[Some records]
========

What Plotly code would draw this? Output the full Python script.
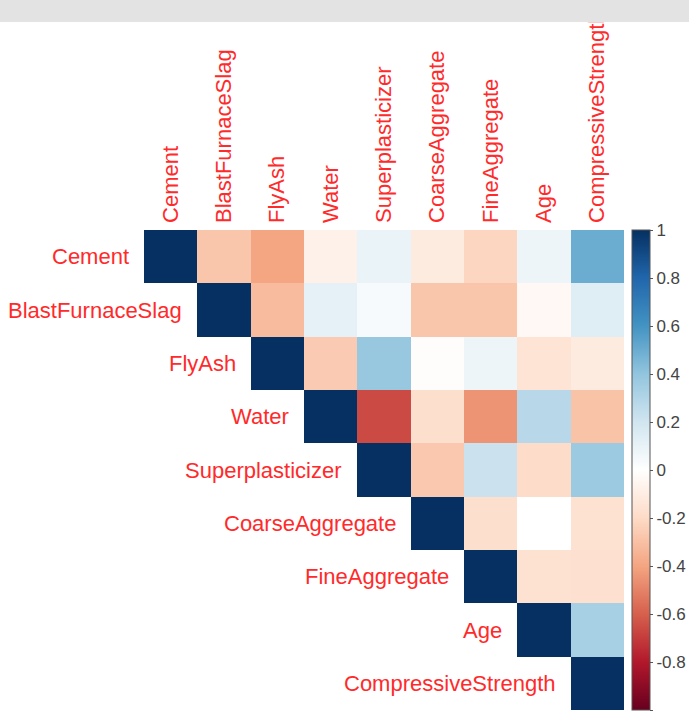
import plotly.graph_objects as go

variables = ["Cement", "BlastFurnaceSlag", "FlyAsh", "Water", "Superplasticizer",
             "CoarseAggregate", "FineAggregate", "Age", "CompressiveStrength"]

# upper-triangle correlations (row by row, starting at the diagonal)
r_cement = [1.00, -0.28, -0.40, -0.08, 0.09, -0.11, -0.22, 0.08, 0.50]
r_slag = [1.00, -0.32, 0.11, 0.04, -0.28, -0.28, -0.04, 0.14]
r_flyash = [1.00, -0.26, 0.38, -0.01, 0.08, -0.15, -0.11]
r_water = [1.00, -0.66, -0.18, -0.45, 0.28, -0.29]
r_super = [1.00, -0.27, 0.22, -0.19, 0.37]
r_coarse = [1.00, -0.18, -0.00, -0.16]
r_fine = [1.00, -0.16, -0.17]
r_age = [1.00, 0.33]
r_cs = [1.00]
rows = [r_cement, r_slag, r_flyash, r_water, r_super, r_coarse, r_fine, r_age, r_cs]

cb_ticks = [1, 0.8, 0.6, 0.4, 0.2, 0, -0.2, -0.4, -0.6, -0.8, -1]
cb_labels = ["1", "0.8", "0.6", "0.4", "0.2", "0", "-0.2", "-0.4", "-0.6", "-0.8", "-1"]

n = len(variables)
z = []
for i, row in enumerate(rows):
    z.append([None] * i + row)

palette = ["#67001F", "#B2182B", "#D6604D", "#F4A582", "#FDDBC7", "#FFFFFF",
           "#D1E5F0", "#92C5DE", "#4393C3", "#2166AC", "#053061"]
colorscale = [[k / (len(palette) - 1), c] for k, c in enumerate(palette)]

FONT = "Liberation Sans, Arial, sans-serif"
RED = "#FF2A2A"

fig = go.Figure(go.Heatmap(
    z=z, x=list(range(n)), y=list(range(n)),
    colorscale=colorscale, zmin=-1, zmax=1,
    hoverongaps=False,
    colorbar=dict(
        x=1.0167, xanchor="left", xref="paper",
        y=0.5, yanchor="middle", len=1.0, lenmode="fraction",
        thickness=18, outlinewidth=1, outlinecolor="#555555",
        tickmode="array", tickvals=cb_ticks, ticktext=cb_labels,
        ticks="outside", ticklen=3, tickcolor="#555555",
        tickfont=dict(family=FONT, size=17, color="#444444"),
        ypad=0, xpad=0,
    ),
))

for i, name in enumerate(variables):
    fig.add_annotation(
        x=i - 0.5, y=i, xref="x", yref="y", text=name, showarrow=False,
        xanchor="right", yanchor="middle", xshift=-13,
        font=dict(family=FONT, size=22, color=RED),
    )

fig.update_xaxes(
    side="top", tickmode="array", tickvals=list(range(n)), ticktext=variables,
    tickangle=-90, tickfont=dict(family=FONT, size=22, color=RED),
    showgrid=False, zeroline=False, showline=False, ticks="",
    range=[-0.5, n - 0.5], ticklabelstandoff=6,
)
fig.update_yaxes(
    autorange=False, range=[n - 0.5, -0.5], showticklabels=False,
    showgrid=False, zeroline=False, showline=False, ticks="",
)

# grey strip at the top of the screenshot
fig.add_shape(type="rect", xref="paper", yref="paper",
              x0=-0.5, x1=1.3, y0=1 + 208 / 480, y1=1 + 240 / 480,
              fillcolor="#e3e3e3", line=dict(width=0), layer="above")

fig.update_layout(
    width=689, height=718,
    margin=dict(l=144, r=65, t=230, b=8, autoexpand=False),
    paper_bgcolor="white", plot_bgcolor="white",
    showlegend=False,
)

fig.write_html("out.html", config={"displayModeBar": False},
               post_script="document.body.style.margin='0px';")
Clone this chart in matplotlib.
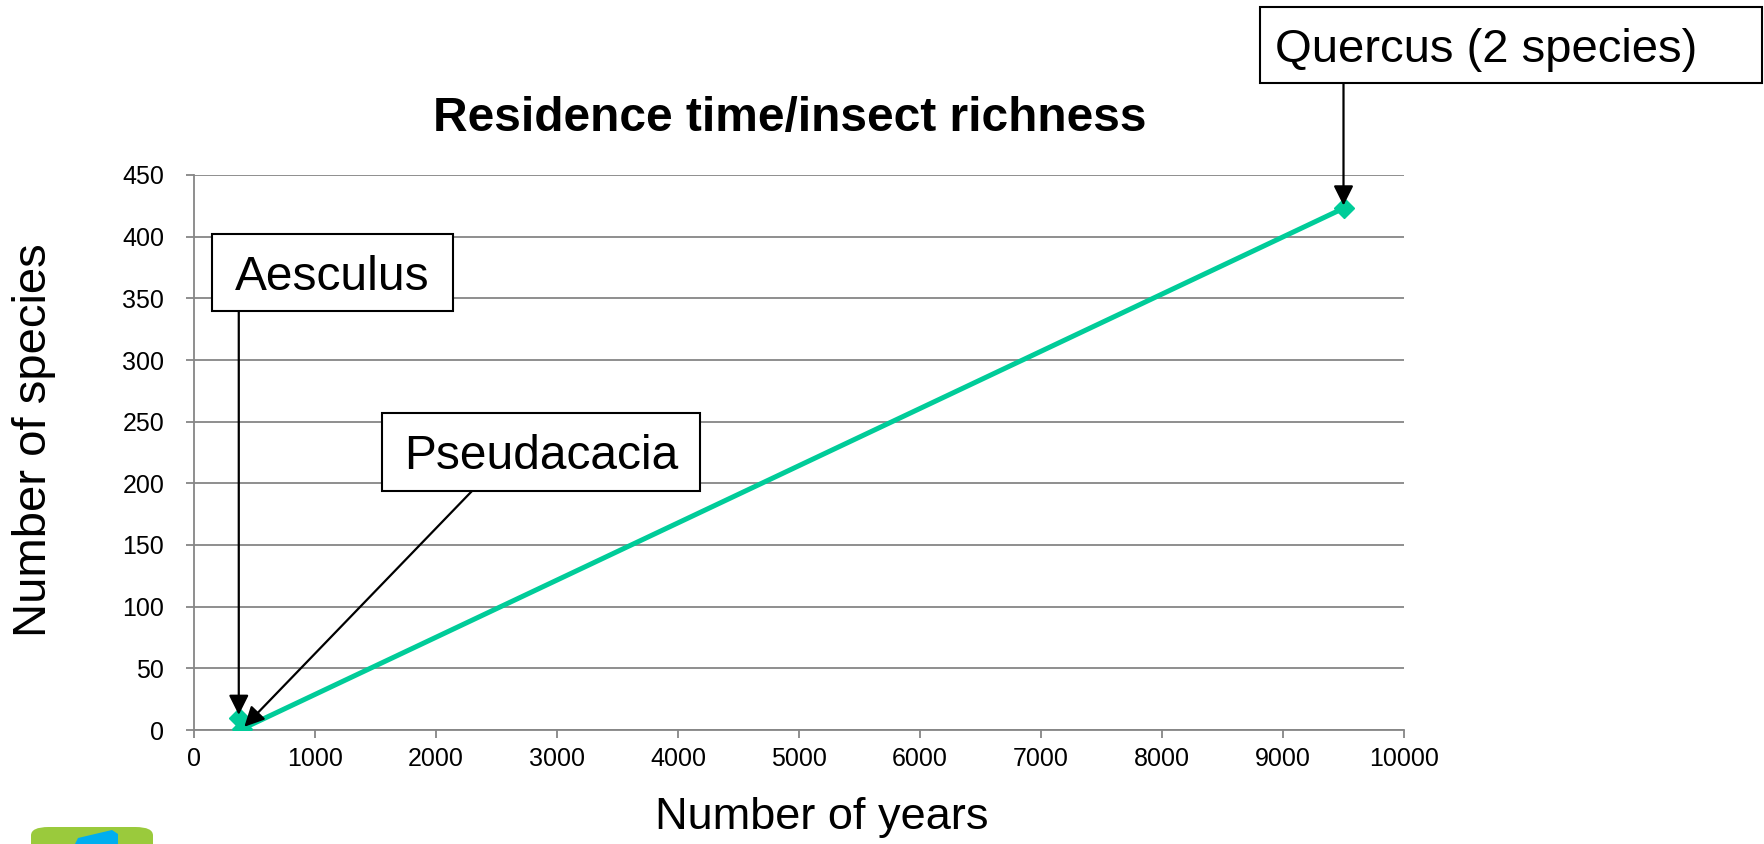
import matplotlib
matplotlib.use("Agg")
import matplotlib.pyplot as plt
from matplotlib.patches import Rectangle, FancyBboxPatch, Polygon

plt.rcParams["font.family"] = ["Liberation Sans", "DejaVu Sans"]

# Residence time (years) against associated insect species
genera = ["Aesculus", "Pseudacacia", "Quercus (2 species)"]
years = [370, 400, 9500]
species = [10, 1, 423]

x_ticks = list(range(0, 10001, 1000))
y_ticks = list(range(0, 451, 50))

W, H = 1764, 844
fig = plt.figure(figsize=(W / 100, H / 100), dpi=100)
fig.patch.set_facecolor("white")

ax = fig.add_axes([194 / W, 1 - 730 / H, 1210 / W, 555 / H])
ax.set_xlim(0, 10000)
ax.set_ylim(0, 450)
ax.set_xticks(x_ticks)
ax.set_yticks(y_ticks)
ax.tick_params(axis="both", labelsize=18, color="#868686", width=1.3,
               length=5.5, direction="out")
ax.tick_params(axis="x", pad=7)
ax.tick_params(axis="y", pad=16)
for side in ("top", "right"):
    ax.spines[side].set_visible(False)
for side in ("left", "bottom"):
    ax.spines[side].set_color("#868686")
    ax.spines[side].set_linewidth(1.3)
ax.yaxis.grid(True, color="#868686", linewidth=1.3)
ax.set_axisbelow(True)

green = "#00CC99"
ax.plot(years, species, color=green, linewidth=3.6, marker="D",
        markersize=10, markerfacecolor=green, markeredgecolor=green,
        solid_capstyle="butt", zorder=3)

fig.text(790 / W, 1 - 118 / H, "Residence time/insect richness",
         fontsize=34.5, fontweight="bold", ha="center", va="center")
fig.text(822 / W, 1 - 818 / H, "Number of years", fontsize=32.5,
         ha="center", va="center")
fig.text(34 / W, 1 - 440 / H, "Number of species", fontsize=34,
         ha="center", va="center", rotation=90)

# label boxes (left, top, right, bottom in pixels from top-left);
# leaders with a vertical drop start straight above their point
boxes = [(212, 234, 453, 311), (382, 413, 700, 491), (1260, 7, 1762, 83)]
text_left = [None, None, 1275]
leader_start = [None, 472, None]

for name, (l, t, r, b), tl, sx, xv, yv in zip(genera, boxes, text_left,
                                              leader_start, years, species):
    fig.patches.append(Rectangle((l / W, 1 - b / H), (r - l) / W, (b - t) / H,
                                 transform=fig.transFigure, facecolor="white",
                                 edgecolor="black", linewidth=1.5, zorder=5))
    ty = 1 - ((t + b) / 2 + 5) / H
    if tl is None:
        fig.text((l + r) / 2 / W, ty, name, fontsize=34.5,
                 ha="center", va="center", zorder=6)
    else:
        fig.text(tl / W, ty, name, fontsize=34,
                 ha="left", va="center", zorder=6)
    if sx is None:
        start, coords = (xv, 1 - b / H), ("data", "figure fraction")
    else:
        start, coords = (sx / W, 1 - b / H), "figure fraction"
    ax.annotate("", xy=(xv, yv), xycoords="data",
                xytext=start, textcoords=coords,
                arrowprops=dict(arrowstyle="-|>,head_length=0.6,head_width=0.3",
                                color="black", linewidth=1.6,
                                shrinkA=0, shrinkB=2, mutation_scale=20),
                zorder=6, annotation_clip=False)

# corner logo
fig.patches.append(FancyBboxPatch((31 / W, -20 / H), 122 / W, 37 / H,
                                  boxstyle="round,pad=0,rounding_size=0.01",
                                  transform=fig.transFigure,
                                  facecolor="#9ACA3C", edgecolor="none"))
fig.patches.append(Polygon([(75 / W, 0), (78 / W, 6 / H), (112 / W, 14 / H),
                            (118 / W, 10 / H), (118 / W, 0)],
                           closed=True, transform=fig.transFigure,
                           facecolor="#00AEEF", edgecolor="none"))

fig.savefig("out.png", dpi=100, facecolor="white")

========

THE REQUEST —
Filter the records above for lines containing the word "matplotlib", and copy those lines.

OUTPUT OF THE TASK —
Clone this chart in matplotlib.
import matplotlib
matplotlib.use("Agg")
import matplotlib.pyplot as plt
from matplotlib.patches import Rectangle, FancyBboxPatch, Polygon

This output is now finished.